Two of the pictures are of a larger sized board (19x19) that this product does not contain according to all the other information it provides. It is very clear in the first picture. if you are used to looking at both13x13 and 19x19 boards, it is very obvious that the second picture is also of a 19x19 board. Even if the difference doesn’t immediately leap out to you, I have a feeling you will find more than 13 lines in the picture if you start counting. So the two pictures are both misleading and CANNOT be pictures of the product that the seller is offering — they show a 19x19 board which is bigger than the 13x13 and 9x9 sizes shown in the other pictures and described in the text. But wait? Doesn’t the text say 12x12, not 13x13?? Umm. Yes. And that is even weirder.
Woot/Amazon should not sell a product with misleading photographs. There are several other red flags within this listing. The most glaring is in the very first sentence: the set includes grids of size 8x8 and 12x12. How could such a glaring error make it into the description — even if the seller was using a translation app to generate English text, it would not change 13 into 12 and 9 into 8.
If you do not understand what is so weird about saying the grids are 12x12 and 8x8, it is because you have never played Go. The fact that Go is played on “intersections” and not within “spaces” (like one would in Chess or Checkers) is basically the first thing you learn when you learn how to play. Someone selling a Go board by calling the grid 12x12 is very strange — like someone selling a Chess board and calling the game Cheese and describing the pawns as “shrimp prawns.” Or saying that it came with 7 white Queens and 7 black Queens.
The board appears to be fine — not amazing but functional.

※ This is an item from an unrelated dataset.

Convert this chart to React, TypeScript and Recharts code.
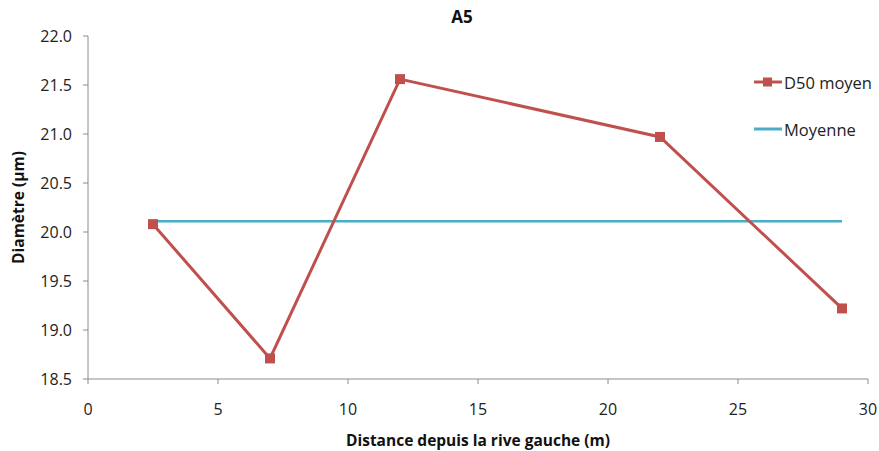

But, really, who would be selling a Go board and not understand how to correctly size it? Even if they bought the boards from someone else and knew nothing about Go, wouldn’t they just replicate the specs from the original seller? Or at least google the standard board sizes? When you look on google you see that Wikipedia (and a thousand other websites) will tell you the standard sizes without even needing to click through to the actual site:
“The standard board is marked with a 19×19 grid. Smaller boards include a 13×13 grid and a 9×9 grid used for shorter games that are often used to teach beginners.”
And the part of the description that mentions “hand-eye coordination”? I guess that’s technically true. But there is less hand-eye coordination involved than basically any baby toy that moves at all. So that is a weird claim to use in selling a Go board.
This product description is either written by a crazy person or is part of the same scam that the deceptive photographs are attempting to implement.
PS: This last thing is an opinion and not more evidence of a scam or reasons to be suspicious. But it is possibly important. If you don’t know much about Go, it might be useful to know that you can get reversible 19x19 / 13x13 boards for the same amount of money. A 9x9 board is almost useless unless you specifically enjoy that size and are an expert level player. But it is not a scam to sell this board instead — people can sell boards of whatever size they want. But people who really want to learn how to play Go would be much better served spending their money for a different kind of board. So I guess my point is that even without the fake photographs and strange text, this product is inherently not very good anyway.
Hi there. Thank you for the feedback. I’ll ask the buyer to look over your notes.
LOL. I read that is Comic Book Guy’s voice.
Somebody is reeeeealy into this game. lol
Sooo, did it take 1 or 2 hours for you to read that? Lol!
Well yeah. That’s exactly how you develop hand/eye coordination. What would you suggest? Maybe trying to lick your elbow?
No way! You don’t know where that elbow has been! Especially these days.